This work addresses the critical bottleneck in compiling for trapped-ion quantum charge-coupled device (TI-QCCD) architectures, where qubit mapping and routing are constrained by physical limitations such as ion transport, trap capacity, and congestion. The authors propose a compilation framework based on a positional graph abstraction that uniformly models executable zones, movement paths, and routing constraints, integrating an enhanced SABRE-inspired heuristic search. Their approach innovatively introduces a relative movement scoring scheme and a memoized congestion-resolution mechanism, which substantially reduces redundant computations without altering scheduling decisions. This advancement significantly improves the scalability of SABRE-like algorithms on TI-QCCD platforms, offering an efficient and practical solution for qubit mapping and routing on heterogeneous quantum hardware.

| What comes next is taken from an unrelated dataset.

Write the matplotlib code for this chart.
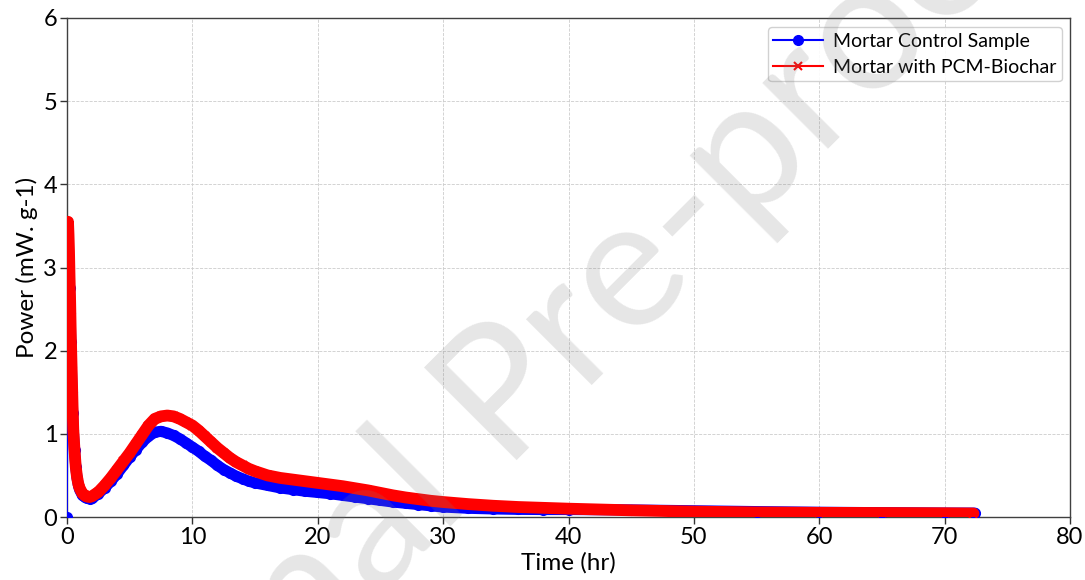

Scalable qubit mapping and routing remain major bottlenecks in quantum compilation, especially for Trapped-Ion Quantum Charge-Coupled device (TI-QCCD) architectures, where qubit interactions require physically shuttling ions under strict movement, congestion, and trap-capacity constraints. We present a compilation framework built around the position graph abstraction, a unified representation of executable locations, movement paths, and routing constraints that enables heuristic mappers to operate directly on shuttling-based hardware. Using this abstraction, we accelerate the SWAP-based BidiREctional heuristic search (SABRE) by implementing relative move scoring, which caches repeated heuristic move evaluations that arise during search, and memoized congestion resolution, which speeds up the resolution of repeated congestion. This optimization removes redundant computation without changing routing/shuttling decisions, improving the scalability of SABRE-based methods on TI-QCCD systems. Our results show that combining an architecture-aware abstraction with memoized heuristic evaluation yields a practical and effective path toward scalable qubit mapping and routing across heterogeneous quantum architectures.